Так своими глазами посмотрел на дело и начальник губернии, повелевший крестьянам обязательно работать на землях помещиков. Так, оценивая поступок губернатора, посмотрело и какое-то совещание, ссылаясь на принудительный труд враждебной страны, представляющей из себя осажденную крепость.
Русский народ тысячу раз доказал уже, что он не боится принудительного труда во имя интересов государства. Он только просит не смешивать государственные интересы с помещичьими. Помещикам края, о котором я пишу, нужно только подешевле отдать свою землю в аренду крестьянам – тогда пустых земель не останется.
Сахар
Кто вырос где-нибудь в Ельце или в Лебедяни в маленьком домике городской бедноты, бесправной, забытой, заброшенной, той бедноты, которая у нас называется мещанством, – только этот человек да, может быть, столичный рабочий, да беднейший студент, во всей мере испытывает страдание от недостатка сахара.

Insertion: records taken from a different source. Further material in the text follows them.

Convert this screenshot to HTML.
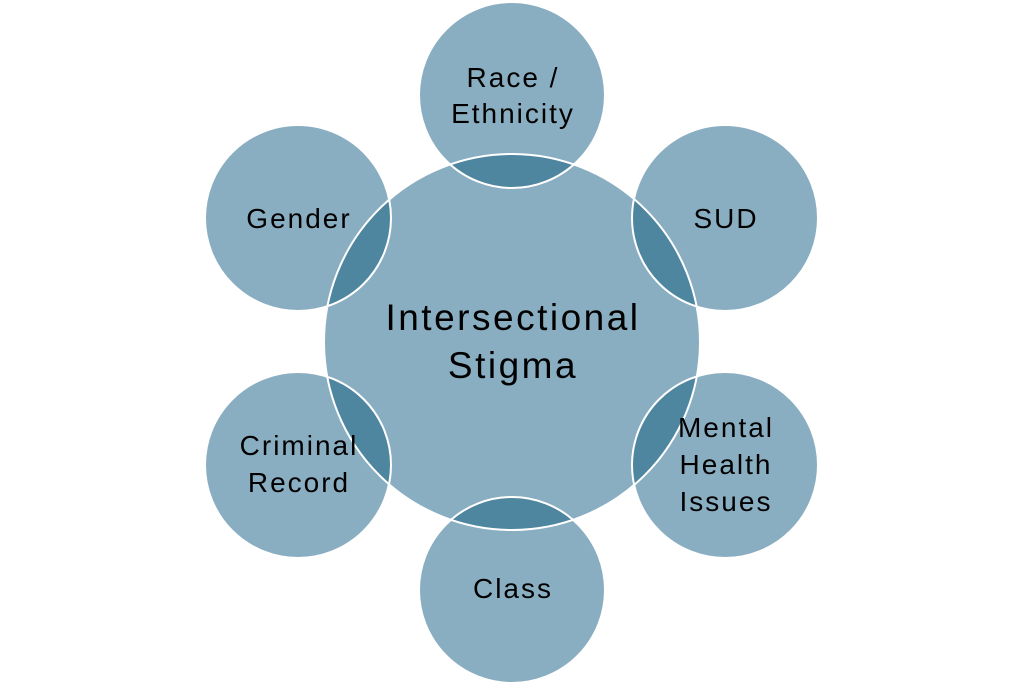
<!DOCTYPE html>
<html><head><meta charset="utf-8"><style>
html,body{margin:0;padding:0;background:#fff;}
svg{display:block;}
text{font-family:"Liberation Sans",sans-serif;fill:#000;text-anchor:middle;}
</style></head><body>
<svg width="1024" height="685" viewBox="0 0 1024 685">
<defs>
<clipPath id="c"><circle cx="512" cy="342" r="188"/></clipPath>
</defs>
<g fill="#8AAEC1">
<circle cx="512" cy="342" r="188"/>
<circle cx="512" cy="95" r="93"/>
<circle cx="725" cy="218" r="93"/>
<circle cx="725" cy="465" r="93"/>
<circle cx="512" cy="590" r="93"/>
<circle cx="298" cy="465" r="93"/>
<circle cx="298" cy="218" r="93"/>
</g>
<g fill="#4E86A0" clip-path="url(#c)">
<circle cx="512" cy="95" r="93"/>
<circle cx="725" cy="218" r="93"/>
<circle cx="725" cy="465" r="93"/>
<circle cx="512" cy="590" r="93"/>
<circle cx="298" cy="465" r="93"/>
<circle cx="298" cy="218" r="93"/>
</g>
<g fill="none" stroke="#fff" stroke-width="2">
<circle cx="512" cy="342" r="188"/>
<circle cx="512" cy="95" r="93"/>
<circle cx="725" cy="218" r="93"/>
<circle cx="725" cy="465" r="93"/>
<circle cx="512" cy="590" r="93"/>
<circle cx="298" cy="465" r="93"/>
<circle cx="298" cy="218" r="93"/>
</g>
<g font-size="37" letter-spacing="2.5">
<text x="513" y="330">Intersectional</text>
<text x="513" y="378">Stigma</text>
</g>
<g font-size="28" letter-spacing="2">
<text x="513" y="87">Race /</text>
<text x="513" y="123">Ethnicity</text>
<text x="726" y="228">SUD</text>
<text x="299" y="228">Gender</text>
<text x="726" y="437">Mental</text>
<text x="726" y="474">Health</text>
<text x="726" y="511">Issues</text>
<text x="299" y="455">Criminal</text>
<text x="299" y="492">Record</text>
<text x="513" y="598">Class</text>
</g>
</svg>
</body></html>
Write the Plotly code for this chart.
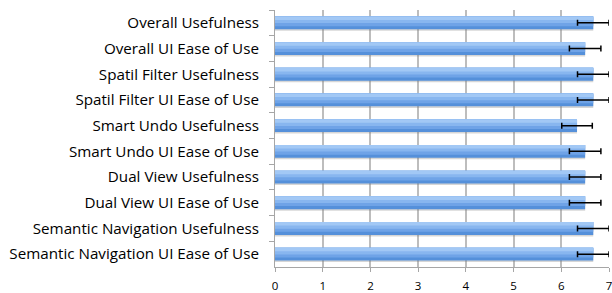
import plotly.graph_objects as go

categories = [
    "Overall Usefulness",
    "Overall UI Ease of Use",
    "Spatil Filter Usefulness",
    "Spatil Filter UI Ease of Use",
    "Smart Undo Usefulness",
    "Smart Undo UI Ease of Use",
    "Dual View Usefulness",
    "Dual View UI Ease of Use",
    "Semantic Navigation Usefulness",
    "Semantic Navigation UI Ease of Use",
]
means = [6.67, 6.5, 6.67, 6.67, 6.33, 6.5, 6.5, 6.5, 6.67, 6.67]
errors = [0.33, 0.33, 0.33, 0.33, 0.32, 0.33, 0.33, 0.33, 0.33, 0.33]
x_ticks = [0, 1, 2, 3, 4, 5, 6, 7]

fig = go.Figure()

# shadow
fig.add_trace(go.Bar(y=categories, x=means, orientation="h", width=0.5, offset=-0.19,
                     marker=dict(color="rgba(120,120,120,0.3)", line=dict(width=0)),
                     hoverinfo="skip"))
# gradient layers (dark bottom -> light top)
fig.add_trace(go.Bar(y=categories, x=means, orientation="h", width=0.5, offset=-0.25,
                     marker=dict(color="#5590DA", line=dict(width=0))))
fig.add_trace(go.Bar(y=categories, x=means, orientation="h", width=0.38, offset=-0.25,
                     marker=dict(color="#6FA3E7", line=dict(width=0))))
fig.add_trace(go.Bar(y=categories, x=means, orientation="h", width=0.26, offset=-0.25,
                     marker=dict(color="#88B6EF", line=dict(width=0))))
fig.add_trace(go.Bar(y=categories, x=means, orientation="h", width=0.14, offset=-0.25,
                     marker=dict(color="#A2C8F5", line=dict(width=0))))
# error bars
fig.add_trace(go.Bar(y=categories, x=means, orientation="h", width=0.5, offset=-0.25,
                     marker=dict(color="rgba(0,0,0,0)", line=dict(width=0)),
                     error_x=dict(type="data", array=errors, color="black",
                                  thickness=1.5, width=3)))

fig.update_layout(
    width=612, height=293,
    margin=dict(l=275, r=3, t=10, b=26),
    barmode="overlay",
    showlegend=False,
    plot_bgcolor="white",
    paper_bgcolor="white",
    font=dict(family="Open Sans, Lato, sans-serif", size=15, color="black"),
    xaxis=dict(range=[0, 7], tickvals=x_ticks, showgrid=True, gridcolor="#BDBDBD",
               gridwidth=1.5, showline=True, linecolor="#A6A6A6", linewidth=1,
               ticks="outside", ticklen=4, tickcolor="#A6A6A6",
               tickfont=dict(size=11.5), zeroline=False, automargin=False,
               ticklabeloverflow="allow", ticklabelstandoff=4),
    yaxis=dict(autorange="reversed", type="category", showline=True, linecolor="#A6A6A6",
               linewidth=1, ticks="outside", ticklen=5, tickcolor="#A6A6A6",
               tickson="boundaries", showgrid=False, tickfont=dict(size=15.2),
               automargin=False, ticklabelstandoff=12),
)

fig.write_html("out.html", config={"displayModeBar": False},
               post_script="document.body.style.margin='0';")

Нужно знать, сколько стаканов выпивается с одним мельчайшим кусочком сахара, как мало, в сущности, требуется, чтобы удовлетворить этот голод. С точки зрения физиологии, мне кажется, тут ничего не поймешь, если не знать стороны душевной этого питания. В двух словах это не расскажешь… Как-то так, Бог ее знает, ну, положим, где-нибудь на слободском бугре вонючем, заваленном отбросами кожевенного завода, стоит домик и в нем живет благородная женщина с вечной цигаркой махорки во рту, дети ее полуголые бегают, вокруг ни лозинки, и вот тут-то бы кусочек сахару! Но сахару нет, и, въезжая в город, вы видите длиннейший, безнадежный сахарный хвост. Хорошо быть графом и чувствовать «отрадно» в таком хвосте, но когда знаешь все в тошнотворных подробностях, ох, как тяжело такому человеку переезжать в тележке, нагруженной многими пудами сахара, через этот сахарный хвост! Я это только что испытал и хочу рассказать, в немногих словах изобразить обстановку, в которой один российский гражданин везет пуд сахару, а другой из-за фунтика стоит под дождем целый день.